Iraq War veteran Vince Bryant
Iraq War veteran Vince Bryant who suffers from PTSD

About a hundred veterans attended the first town hall meeting at the Houston VA Medical Center. The gathering is one in a nationwide series of forums, in the wake of scandals about long waiting times and poor services in other parts of the country.

The majority of the forum attendees served in Vietnam.

Vince Bryant is an Iraq War veteran. He now works at the Michael DeBakey VA Medical Center. He’s concerned about post-traumatic stress disorder.

“I’m actually service connected for PTSD,” said Bryant. “I’m dealing with it a lot better, thanks to therapy, but there are more issues that need to be addressed. I’m not going to paint this picture as though we’re a hundred percent on a path of what we’re supposed to be doing. There are points where we all need to make corrections. But it comes in time, it comes in time.”

Ralph Wilson served his country in the late 70s. He thinks more veterans should be hired to work in the VA.

“If a veteran has a problem, and he’s real physical and mad, another veteran can go talk to him faster than somebody that works here that’s not a veteran,” said Wilson. “So you need veterans in the VA system itself, because this is a hospital, so we’re already trained to work. So this is the place you need to put veterans in.”

Pritz Navaratnasingam is director of the Houston Regional Office of the VA. He says he understands that a lot needs to be done for veterans.

“So this is really a listening forum, an opportunity for me to hear, and my staff to hear from our veterans, those who we serve,” said Navaratnasingam. “Their concerns, their questions, their feedback.

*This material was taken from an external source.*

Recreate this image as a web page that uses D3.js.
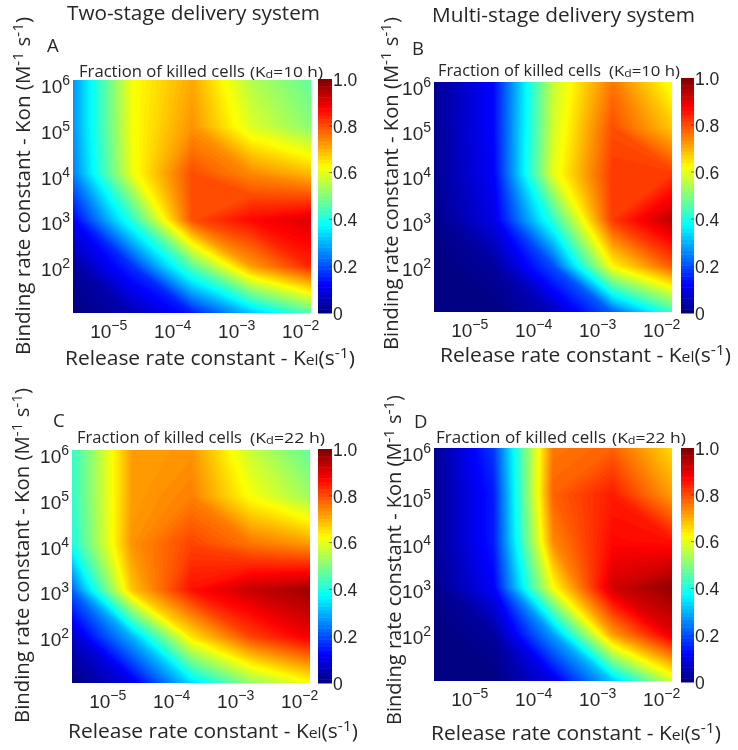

And as we seek to continuously improve our process, we need to make sure we take our veterans and our customers’ feedback into account, as we make those changes.”

Adrian Savoy served in the Navy when he lost his arm in an accident. He says the VA has been very helpful.

“I was encouraged that they want to do change,” said Savoy. “And the VA has been very helpful for me and my family.”

Houston’s VA Director says he hopes to continue the centralized training structure of employees, and the aggressive outreach that includes reducing the time to process claims for veterans.